Chi, come il sottoscritto, nonostante tutto, viaggia spesso in treno, ha ben chiaro che il trasporto ferroviario si è profondamente impoverito. Ritardi su ogni fronte e linea, sporcizia, servizi inutilizzabili, sovraffollamento, porte che non si aprono e spesso che non si chiudono. Treni con la capacità di essere fuori luogo. Pericolosi, quindi. Servizio truffaldino, perché paghi con soldi buoni (e tanti e in anticipo) e hai un servizio finto, lontano da quanto si è pattuito, come orari e prestazioni. E spesso, ti fregano pure i pochi centesimi del resto nei distributori di bevande e merendine, e nessuno, nel buon nome di una stazione seria e accogliente, si degna di mettere mano a una situazione indecente, una roba triste quanto vergognosa. Pare quasi una metafora dell’Italia contemporanea.
In questo marasma si parla di Tav. Grandi investimenti, grandi affari, signori in grigio e dalla bella parlantina, politici che non sanno dire di no perché allineati su un solo schema di pensiero. Lavoro “per tutti”, operai, tecnici e consulenti. La Val di Susa in balia dell’acciaio e di una verità dalle mille sfumature. E chi la critica non pare essere degno di avere voce in capitolo, perché i giochi sono fatti.
Personalmente non so se sia utile o meno, non ho mai approfondito la questione. E non ho difficoltà a dire che sono prevenuto.
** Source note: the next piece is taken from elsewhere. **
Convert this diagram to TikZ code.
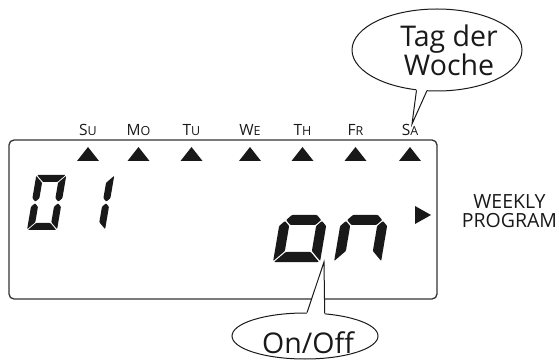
\documentclass[tikz,border=0pt]{standalone}
\usepackage{fontspec}
\setmainfont{Open Sans}
\usepackage{tikz}
\usetikzlibrary{shapes.geometric}

% seven segment pieces, local size \sgW x \sgH, thickness \sgT, gap \sgG
\newcommand{\sega}{\fill[lcdseg] (\sgG,\sgH) -- (\sgW-\sgG,\sgH) -- (\sgW-\sgT-\sgG,\sgH-\sgT) -- (\sgT+\sgG,\sgH-\sgT) -- cycle;}
\newcommand{\segb}{\fill[lcdseg] (\sgW,\sgH-\sgG) -- (\sgW,\sgH/2+\sgT/2+\sgG) -- (\sgW-\sgT/2,\sgH/2+\sgG) -- (\sgW-\sgT,\sgH/2+\sgT/2+\sgG) -- (\sgW-\sgT,\sgH-\sgT-\sgG) -- cycle;}
\newcommand{\segc}{\fill[lcdseg] (\sgW,\sgG) -- (\sgW,\sgH/2-\sgT/2-\sgG) -- (\sgW-\sgT/2,\sgH/2-\sgG) -- (\sgW-\sgT,\sgH/2-\sgT/2-\sgG) -- (\sgW-\sgT,\sgT+\sgG) -- cycle;}
\newcommand{\segd}{\fill[lcdseg] (\sgG,0) -- (\sgW-\sgG,0) -- (\sgW-\sgT-\sgG,\sgT) -- (\sgT+\sgG,\sgT) -- cycle;}
\newcommand{\sege}{\fill[lcdseg] (0,\sgG) -- (0,\sgH/2-\sgT/2-\sgG) -- (\sgT/2,\sgH/2-\sgG) -- (\sgT,\sgH/2-\sgT/2-\sgG) -- (\sgT,\sgT+\sgG) -- cycle;}
\newcommand{\segf}{\fill[lcdseg] (0,\sgH-\sgG) -- (0,\sgH/2+\sgT/2+\sgG) -- (\sgT/2,\sgH/2+\sgG) -- (\sgT,\sgH/2+\sgT/2+\sgG) -- (\sgT,\sgH-\sgT-\sgG) -- cycle;}
\newcommand{\segg}{\fill[lcdseg] (\sgT/2+\sgG,\sgH/2) -- (\sgT+\sgG,\sgH/2+\sgT/2) -- (\sgW-\sgT-\sgG,\sgH/2+\sgT/2) -- (\sgW-\sgT/2-\sgG,\sgH/2) -- (\sgW-\sgT-\sgG,\sgH/2-\sgT/2) -- (\sgT+\sgG,\sgH/2-\sgT/2) -- cycle;}

\begin{document}
\begin{tikzpicture}[x=1pt, y=-1pt,
  lcd/.style={draw=black!80, line width=1.3pt, rounded corners=5pt,
              minimum width=428pt, minimum height=159pt},
  bubble/.style={ellipse, draw=black!90, line width=1pt, fill=white, inner sep=0pt},
  tail/.style={draw=black!90, line width=1pt},
  bubtext/.style={font=\fontsize{28.5}{28}\selectfont, text=black!90, align=center, inner sep=0pt},
  side/.style={font=\fontsize{19.5}{19}\selectfont, text=black!90, align=center, inner sep=0pt},
  day/.style={anchor=base, text=black!90, inner sep=0pt},
  pointer/.style={fill=black!90},
  lcdseg/.style={fill=black!90, rounded corners=0.8pt},
  sdig/.style={y=1pt, xslant=0.17, /utils/exec={\def\sgW{30}\def\sgH{55}\def\sgT{7}\def\sgG{0.8}}},
  bdig/.style={y=1pt, xslant=0.17, /utils/exec={\def\sgW{47}\def\sgH{84}\def\sgT{10}\def\sgG{1}}}
]
  \useasboundingbox (0,0) rectangle (559,363);

  % Display frame
  \node[lcd] (lcd) at (223,219.5) {};

  % Program number 01
  \begin{scope}[shift={(27,230)}, sdig]
    \sega \segb \segc \segd \sege \segf
  \end{scope}
  \begin{scope}[shift={(75,230)}, sdig]
    \segb \segc
  \end{scope}

  % on
  \begin{scope}[shift={(273,262)}, bdig]
    \segc \segd \sege \segg
  \end{scope}
  \begin{scope}[shift={(334,262)}, bdig]
    \segc \sege \segg
  \end{scope}

  % Weekdays
  \foreach \x/\a/\b in {88/S/U, 138.5/M/O, 191.5/T/U, 250/W/E, 302.5/T/H, 355.5/F/R, 410/S/A} {
    \node[day] (day\a\b) at (\x,136)
      {{\fontsize{15.5}{15}\selectfont\a}{\fontsize{12.5}{12}\selectfont\b}};
    \fill[pointer] (\x-11,161) -- (\x+11,161) -- (\x,147) -- cycle;
  }

  % Weekly program
  \fill[pointer] (415,206) -- (431,215) -- (415,224) -- cycle;
  \node[side] (weekly) at (509.5,211.5) {WEEKLY\\PROGRAM};

  % Callout: day of week
  \node[bubble, minimum width=170pt, minimum height=82pt] (tag) at (437,50) {};
  \coordinate (tagtip) at (412,124);
  \fill[white] (tag.243) -- (tagtip) -- (tag.256) -- ([yshift=2pt]tag.256) -- ([yshift=2pt]tag.243) -- cycle;
  \draw[tail] (tag.243) -- (tagtip) -- (tag.256);
  \node[bubtext] (tagtext) at (449,50.5) {Tag der\\Woche};

  % Callout: on/off
  \node[bubble, minimum width=146pt, minimum height=46pt] (onoff) at (305,336) {};
  \coordinate (onofftip) at (324,262);
  \fill[white] (onoff.85) -- (onofftip) -- (onoff.49) -- ([yshift=-2pt]onoff.49) -- ([yshift=-2pt]onoff.85) -- cycle;
  \draw[tail] (onoff.85) -- (onofftip) -- (onoff.49);
  \node[bubtext, anchor=base] (onofftext) at (308,353) {On/Off};
\end{tikzpicture}
\end{document}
So solo che ci sono altre priorità nel trasporto nazionale e soprattutto non credo che abbiamo di fronte a noi una classe politica e dirigenziale con la levatura morale da poter gestire un simile investimento economico.
Lungaggini. Soldi che non basteranno mai. Incominceranno le inchieste della magistratura, partiranno gli avvisi di garanzia. Colpevoli solo al terzo grado di giudizio. E non sempre. Una tiritera melodica nel nome del diritto. Un percorso tutto italiano che abbiamo già conosciuto troppe volte di fronte alle cosiddette grandi opere e alle valanghe di soldi. Un vortice che aspira investimenti e illusioni, destinato a mettere in risalto il crollo di un sistema prodotto dall’arroganza delle miserie umane di chi non possiede giuste competenza ma è solo anima di affari e potere.
Meglio una piccola stazione fiorita.